Ernesto Galli della Loggia, le bocciature e la cassa integrazione
Ernesto Galli della Loggia, le bocciature e la cassa integrazione
di Stefano Stefanel
Con l’articolo Le scuole italiane e il tabu delle bocciature (Corriere della sera, 29 aprile 2017) Ernesto Galli della Loggia ha collegato la scarsa serietà della scuola italiana con le poche bocciature e la non selettività dell’esame di stato (l’ex esame di maturità). La superficialità con cui chi non fa parte del mondo della scuola affronta i problemi di scuola molto spesso fa scambiare delle idee generali e confuse per proposte rigeneratrici.
L’esame di stato conclusivo non è selettivo, ma non lo è neppure l’esame di laurea con la discussione della tesi. Perché dovrebbe essere selettivo un esame che sancisce la fine di un percorso? L’Università ha mai bocciato un candidato che discuteva la tesi di laurea? Quello che si può dire è invece che l’esame di stato è molto difficile, per nulla selettivo e molto inutile. Inutile non perché non boccia, ma perché altera le scelte degli studenti prima dell’ingresso all’università o nel mondo del lavoro costringendoli ad una gigantesca prova tuttologica nel momento in cui di certo non si è tuttologi (19 o 20 anni).
La questione delle “poche” bocciature italiane merita poi un punto esclamativo. Poiché sia l’Ocse, sia l’Unione Europea certificano che siamo uno dei Paesi dell’Ocse col più alto tasso di dispersione e certamente il Paese dell’Unione Europea tra i più sviluppati con il più alto tasso di dispersione. O questi organismi mentono insieme ai dati che forniscono oppure si boccia troppo e non troppo poco. Con il termine dispersione si intendono gli abbandoni, la non frequenze e appunto le bocciature. Firmiamo protocolli (Lisbona 2000, Eu 2020) in cui ci impegniamo a ridurre drasticamente la dispersione, ma poi ci troviamo ad inneggiare a chi invoca maggiori bocciature.

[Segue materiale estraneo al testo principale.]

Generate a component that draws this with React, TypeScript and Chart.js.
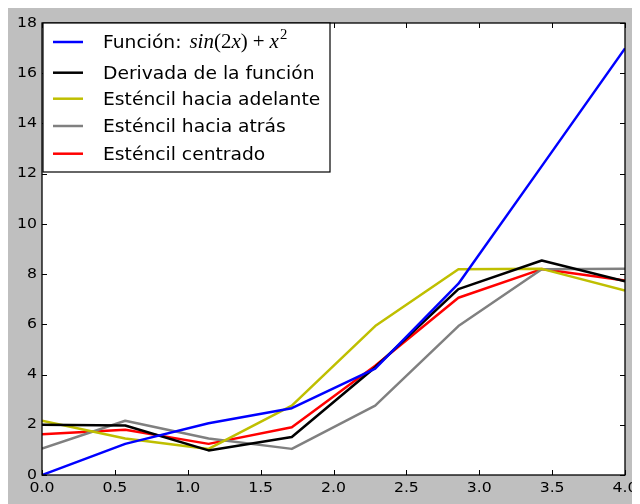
import { useEffect, useRef } from "react";
import { Chart, registerables } from "chart.js";

Chart.register(...registerables);

// Sample points (8 nodes on [0, 4])
const xs = [0, 0.571, 1.143, 1.714, 2.286, 2.857, 3.429, 4.0];

const funcion = [0, 1.24, 2.06, 2.66, 4.24, 7.62, 12.3, 16.99];
const derivada = [2.0, 1.97, 0.98, 1.51, 4.29, 7.4, 8.54, 7.71];
const adelante = [2.16, 1.45, 1.04, 2.76, 5.93, 8.19, 8.21, 7.35];
const atras = [1.05, 2.16, 1.45, 1.04, 2.76, 5.93, 8.19, 8.21];
const centrado = [1.62, 1.8, 1.24, 1.9, 4.35, 7.06, 8.2, 7.75];

const seriesLabels = [
  "Función: ",
  "Derivada de la función",
  "Esténcil hacia adelante",
  "Esténcil hacia atrás",
  "Esténcil centrado",
];
const seriesColors = ["#0000ff", "#000000", "#bfbf00", "#808080", "#ff0000"];
const seriesValues = [funcion, derivada, adelante, atras, centrado];

const xTicks = [0, 0.5, 1, 1.5, 2, 2.5, 3, 3.5, 4];
const xTickLabels = ["0.0", "0.5", "1.0", "1.5", "2.0", "2.5", "3.0", "3.5", "4.0"];
const yTicks = [0, 2, 4, 6, 8, 10, 12, 14, 16, 18];
const yTickLabels = ["0", "2", "4", "6", "8", "10", "12", "14", "16", "18"];

const SANS = "'DejaVu Sans', sans-serif";
const SERIF = "'Liberation Serif', 'DejaVu Serif', serif";

// Text is drawn slightly widened horizontally
const STRETCH_TICK = 1.12;
const STRETCH_LEGEND = 1.1;

function stretchedText(
  ctx: CanvasRenderingContext2D,
  text: string,
  x: number,
  y: number,
  sx: number
) {
  ctx.save();
  ctx.translate(x, y);
  ctx.scale(sx, 1);
  ctx.fillText(text, 0, 0);
  ctx.restore();
}

// Draws "sin(2x) + x²" in math style starting at (x, baseline); returns end x
function drawMath(ctx: CanvasRenderingContext2D, x: number, y: number, sx: number) {
  const size = 20;
  const parts: [string, boolean, boolean, number][] = [
    ["sin", true, false, 0],
    ["(2", false, false, 0],
    ["x", true, false, 0],
    [")", false, false, 5],
    ["+", false, false, 5],
    ["x", true, false, 0],
    ["2", false, true, 0],
  ];
  let cx = x;
  ctx.textAlign = "left";
  for (const [t, ital, sup, gap] of parts) {
    const fs = sup ? 14 : size;
    ctx.font = `${ital ? "italic " : ""}${fs}px ${SERIF}`;
    const ox = sup ? 1 : 0;
    stretchedText(ctx, t, cx + ox, sup ? y - 9 : y, sx);
    cx += (ctx.measureText(t).width + ox) * sx + gap;
  }
  return cx;
}

const framePlugin = {
  id: "frameAndLegend",
  beforeDraw(chart: any) {
    const { ctx, chartArea: a, width, height } = chart;
    ctx.save();
    ctx.fillStyle = "#bfbfbf";
    ctx.fillRect(0, 0, width, height);
    ctx.fillStyle = "#ffffff";
    ctx.fillRect(a.left, a.top, a.right - a.left, a.bottom - a.top);
    ctx.restore();
  },
  afterDraw(chart: any) {
    const { ctx, chartArea: a } = chart;
    const sX = chart.scales.x;
    const sY = chart.scales.y;
    ctx.save();

    // inward tick marks on all four sides
    ctx.strokeStyle = "#000000";
    ctx.lineWidth = 1;
    const tl = 5;
    ctx.beginPath();
    for (const v of xTicks) {
      const px = Math.round(sX.getPixelForValue(v)) + 0.5;
      ctx.moveTo(px, a.bottom);
      ctx.lineTo(px, a.bottom - tl);
      ctx.moveTo(px, a.top);
      ctx.lineTo(px, a.top + tl);
    }
    for (const v of yTicks) {
      const py = Math.round(sY.getPixelForValue(v)) + 0.5;
      ctx.moveTo(a.left, py);
      ctx.lineTo(a.left + tl, py);
      ctx.moveTo(a.right, py);
      ctx.lineTo(a.right - tl, py);
    }
    ctx.stroke();
    ctx.lineWidth = 1.3;
    ctx.strokeRect(a.left, a.top, a.right - a.left, a.bottom - a.top);

    // tick labels
    ctx.fillStyle = "#000000";
    ctx.font = `14px ${SANS}`;
    ctx.textBaseline = "top";
    xTicks.forEach((v, i) => {
      const px = sX.getPixelForValue(v);
      const w = ctx.measureText(xTickLabels[i]).width * STRETCH_TICK;
      ctx.textAlign = "left";
      stretchedText(ctx, xTickLabels[i], px - w / 2, a.bottom + 6, STRETCH_TICK);
    });
    ctx.textBaseline = "middle";
    yTicks.forEach((v, i) => {
      const py = sY.getPixelForValue(v);
      const w = ctx.measureText(yTickLabels[i]).width * STRETCH_TICK;
      ctx.textAlign = "left";
      stretchedText(ctx, yTickLabels[i], a.left - 5 - w, py, STRETCH_TICK);
    });

    // Legend box
    const bx = a.left + 1;
    const by = a.top;
    const bw = 287;
    const bh = 149;
    ctx.fillStyle = "#ffffff";
    ctx.fillRect(bx, by, bw, bh);
    ctx.lineWidth = 1.2;
    ctx.strokeStyle = "#000000";
    ctx.strokeRect(bx, by, bw, bh);

    const rows = [19, 49.7, 75.7, 103, 130.7];
    ctx.lineWidth = 2.5;
    ctx.textBaseline = "alphabetic";
    ctx.textAlign = "left";
    rows.forEach((ry, i) => {
      const yy = by + ry;
      ctx.strokeStyle = seriesColors[i];
      ctx.beginPath();
      ctx.moveTo(bx + 10, yy);
      ctx.lineTo(bx + 40, yy);
      ctx.stroke();
      ctx.fillStyle = "#000000";
      ctx.font = `17px ${SANS}`;
      const base = yy + 6;
      stretchedText(ctx, seriesLabels[i], bx + 60, base, STRETCH_LEGEND);
      if (i === 0) {
        const w = ctx.measureText(seriesLabels[i]).width * STRETCH_LEGEND;
        drawMath(ctx, bx + 60 + w + 2, base, 1.05);
      }
    });
    ctx.restore();
  },
};

export default function App() {
  const ref = useRef<HTMLCanvasElement>(null);
  useEffect(() => {
    if (!ref.current) return;
    const chart = new Chart(ref.current, {
      type: "line",
      data: {
        datasets: seriesValues.map((vals, i) => ({
          label: seriesLabels[i],
          data: vals.map((v, j) => ({ x: xs[j], y: v })),
          borderColor: seriesColors[i],
          backgroundColor: seriesColors[i],
          borderWidth: 2.5,
          pointRadius: 0,
          tension: 0,
          fill: false,
          borderJoinStyle: "round" as const,
        })),
      },
      options: {
        animation: false,
        responsive: false,
        devicePixelRatio: 1,
        layout: { padding: { top: 15, right: 15, left: 0, bottom: 0 } },
        plugins: { legend: { display: false }, tooltip: { enabled: false } },
        scales: {
          x: {
            type: "linear",
            min: 0,
            max: 4,
            grid: { display: false, drawTicks: false },
            border: { display: false },
            ticks: { display: false },
            afterFit: (s: any) => {
              s.height = 29;
            },
          },
          y: {
            type: "linear",
            min: 0,
            max: 18,
            grid: { display: false, drawTicks: false },
            border: { display: false },
            ticks: { display: false },
            afterFit: (s: any) => {
              s.width = 34;
            },
          },
        },
      },
      plugins: [framePlugin],
    });
    return () => chart.destroy();
  }, []);
  return <canvas ref={ref} width={632} height={496} style={{ display: "block" }} />;
}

Il sistema italiano boccia e non sa cosa fare dei bocciati, che devono ripetere le stesse cose (sia quelle che sanno sia quelle che non sanno) senza che vi sia un sistema organizzato di recupero (magari per livelli, non per anni). Ogni bocciatura ci costa dai 15.000 ai 30.000 euro l’anno (dati Ocse) e questo conto non solo non ci spaventa, ma quasi ci convince che più soldi buttiamo più siamo seri e rigorosi.
Un piccolo dubbio però insorge sui 6.000 dirigenti non valutati e sugli 800.000 insegnanti non valutati che valutano gli studenti e di fatto sanciscono la più grande dispersione del mondo progredito. Forse qualcosa non torna nei conti e nelle ideologie. Siamo talmente ossessionati da ciò che sta in basso che non riusciamo ad alzare la testa. L’importante è bocciare, non fare in modo che i migliori abbiamo quello che gli spetta (un lavoro a tempo indeterminato a 23 anni, ad esempio). Così non potendo dare ai migliori la soddisfazione di veder premiati i loro sforzi riteniamo che i migliori possano essere contenti vedendo i molti bocciati. La promozione non è un valore in sé, ma vale solo se ci sono i bocciati.
Questo ridicolo modo di pensare poggia le basi su due grandi pilastri del sistema scolastico: il valore legale del titolo di studio (è più importante il “pezzo di carta” del come e del dove quel titolo è stato acquisito) e le classi di concorso, attraverso cui si insegna agli studenti non ciò di cui abbisognano, ma quello che sta scritto in antichi programmi che stanno alla base delle abilitazioni dei docenti, che neppure per un attimo nel loro corso di studi hanno dovuto studiare come si valuta l’apprendimento degli studenti.
In Italia si boccia troppo fondamentalmente perché le scale di valutazione sono soggettive e in virtù della libertà di insegnamento ognuno degli 800.000 scrive i numeri che vuole in riferimento alle prestazioni che interessano a lui. E infatti l’ostilità verso l’Invalsi viene dal mondo della scuola, non dall’esterno.
Le bocciature sono come la cassa integrazione: ti faccio ripetere anche se non so se serve, ti tengo in cassa integrazione anche se non faccio niente per risolvere il problema che ti ha portato lì. Gli eccessi sono il quasi milione di ragazzi dal 17 ai 25 anni che non fa niente (non studia e non lavora) e i 7 anni di cassa integrazione concessi ai lavoratori Alitalia per traghettarli da un fallimento all’altro. Non avendo successo l’Italia si avventura a contare i bocciati e dato che giudica che sono troppo pochi ne invoca altri. Incurante – come Galli della Loggia – di quello che il mondo dice di noi e delle strade che ci indica di percorrere.